Common Exams are a component of a scheduled lecture course that occurs only three to five times per semester such that multiple sections of a given course all may take the same exam simultaneously. Common Exams count as effort for the associated lecture course. As such, for each instance of common exam held over the course of the semester, one regular lecture must be omitted to balance the overall contact time.
Common exams are scheduled for between 50-75 minutes in duration in time blocks designated by the Office of the Registrar, adhering to approved meeting patterns.
Guidelines for Offering and Scheduling a Common Exam
- Departments must obtain advanced approval from the Office of the Registrar to hold Common Exams. Those with approval will have a designation added to the catalog for that course number indicating Common Exam.
- Common Exams must be scheduled separately from the main lecture using Linking where appropriate. After Registrar approval, a new schedule type (Common Exam) will be added to the catalog approval for that course number allowing for linking. Basic instructions on linking are available in the Schedule of Classes Training Manual and the Academic Scheduling team will provide detailed instructions on how to link exams at the time of approval, if applicable.

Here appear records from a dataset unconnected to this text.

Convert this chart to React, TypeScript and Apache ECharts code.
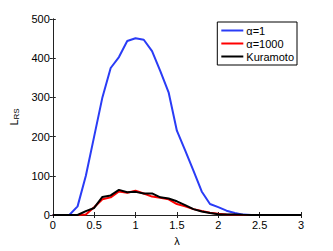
import React, { useEffect, useRef } from "react";
import * as echarts from "echarts";

const lambdas = [0, 0.1, 0.2, 0.3, 0.4, 0.5, 0.6, 0.7, 0.8, 0.9, 1.0, 1.1, 1.2, 1.3, 1.4, 1.5, 1.6, 1.7, 1.8, 1.9, 2.0, 2.1, 2.2, 2.3, 2.4, 2.5, 2.6, 2.7, 2.8, 2.9, 3.0];
const alpha1 = [0, 0, 0, 22, 100, 200, 300, 375, 403, 444, 451, 447, 418, 367, 313, 215, 165, 113, 60, 28, 20, 11, 5, 1, 0, 0, 0, 0, 0, 0, 0];
const alpha1000 = [0, 0, 0, 0, 1, 20, 40, 45, 60, 57, 62, 55, 47, 44, 40, 28, 22, 15, 10, 6, 3, 1, 0.5, 0.3, 0.2, 0.1, 0, 0, 0, 0, 0];
const kuramoto = [0, 0, 0, 0, 10, 18, 46, 50, 64, 58, 59, 55, 55, 45, 42, 35, 25, 15, 9, 5, 2, 1, 1, 0.5, 0.2, 0.1, 0, 0, 0, 0, 0];
const xTicks = [0, 0.5, 1, 1.5, 2, 2.5, 3];
const yTicks = [0, 100, 200, 300, 400, 500];

const pairs = (ys: number[]) => lambdas.map((x, i) => [x, ys[i]]);

export default function App() {
  const ref = useRef<HTMLDivElement>(null);
  useEffect(() => {
    const chart = echarts.init(ref.current!, null, { renderer: "svg" });
    const font = "Liberation Sans, Arial, Helvetica, sans-serif";
    const lbl = { color: "#000", fontSize: 11, fontFamily: font };
    const axLine = { show: true, lineStyle: { color: "#222", width: 1 } };
    const tick = { show: true, inside: true, length: 3, lineStyle: { color: "#222" } };
    chart.setOption({
      animation: false,
      backgroundColor: "#fff",
      grid: { left: 43, right: 32, top: 19, bottom: 28, containLabel: false },
      xAxis: [
        {
          type: "value", min: 0, max: 3, interval: 0.5,
          axisLine: axLine, axisTick: tick, splitLine: { show: false },
          axisLabel: { ...lbl, margin: 4, formatter: (v: number) => (xTicks.includes(v) ? String(v) : "") },
          name: "λ", nameLocation: "middle", nameGap: 20, nameTextStyle: { ...lbl },
        },
        {
          type: "value", min: 0, max: 3, interval: 0.5, position: "top",
          axisLine: axLine, axisTick: tick, axisLabel: { show: false }, splitLine: { show: false },
        },
      ],
      yAxis: [
        {
          type: "value", min: 0, max: 500, interval: 100,
          axisLine: axLine, axisTick: tick, splitLine: { show: false },
          axisLabel: { ...lbl, margin: 3, formatter: (v: number) => (yTicks.includes(v) ? String(v) : "") },
          name: "{a|L}{b|RS}", nameLocation: "middle", nameGap: 27,
          nameTextStyle: {
            rich: {
              a: { fontSize: 11, fontFamily: font, color: "#000" },
              b: { fontSize: 8, fontFamily: font, color: "#000", verticalAlign: "bottom", padding: [6, 0, 0, 0] },
            },
          },
        },
        {
          type: "value", min: 0, max: 500, interval: 100, position: "right",
          axisLine: axLine, axisTick: tick, axisLabel: { show: false }, splitLine: { show: false },
        },
      ],
      legend: {
        orient: "vertical", right: 36, top: 22,
        backgroundColor: "#fff", borderColor: "#000", borderWidth: 1,
        padding: [3, 3, 3, 4], itemGap: 2, itemWidth: 22, itemHeight: 12,
        textStyle: { ...lbl, padding: [0, 0, 0, -2] },
        data: [
          { name: "α=1", icon: "path://M0,5 L22,5 L22,7 L0,7 Z" },
          { name: "α=1000", icon: "path://M0,5 L22,5 L22,7 L0,7 Z" },
          { name: "Kuramoto", icon: "path://M0,5 L22,5 L22,7 L0,7 Z" },
        ],
      },
      series: [
        { name: "α=1", type: "line", data: pairs(alpha1), showSymbol: false, lineStyle: { color: "#2a3cf6", width: 2 }, itemStyle: { color: "#2a3cf6" } },
        { name: "α=1000", type: "line", data: pairs(alpha1000), showSymbol: false, lineStyle: { color: "#ff0000", width: 2 }, itemStyle: { color: "#ff0000" } },
        { name: "Kuramoto", type: "line", data: pairs(kuramoto), showSymbol: false, lineStyle: { color: "#000", width: 2 }, itemStyle: { color: "#000" } },
      ],
    });
    return () => chart.dispose();
  }, []);
  return <div ref={ref} style={{ width: 333, height: 251, position: "absolute", left: 0, top: 0 }} />;
}
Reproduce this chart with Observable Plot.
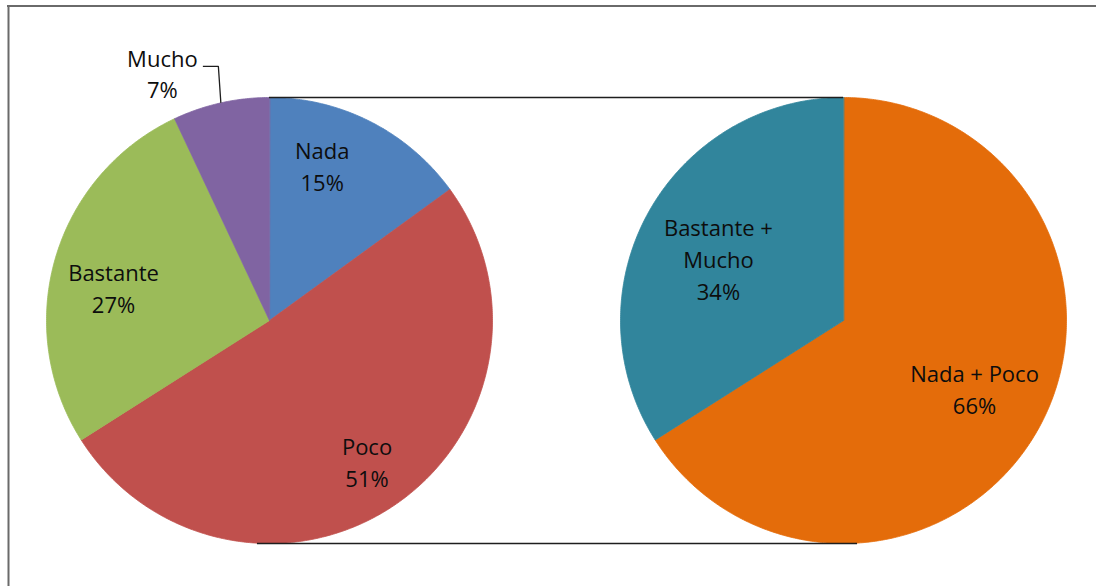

- The day/time slot must be chosen from the approved meeting patterns and approved by the Office of the Registrar before scheduling the common exam. The Academic Scheduling team must balance the common exam schedule to reduce the likelihood that students will have conflicts among approved common exams and retains final approval on the day/time.
These Guiding Principles are not intended to indentify the single, best answer for specific situations. Rather, they represent a shared set of beliefs, from multiple perspectives, as a reference for the entir Institute community to use in making often-difficult decisions regarding both short-term and long-term classroom and academic scheduling issues.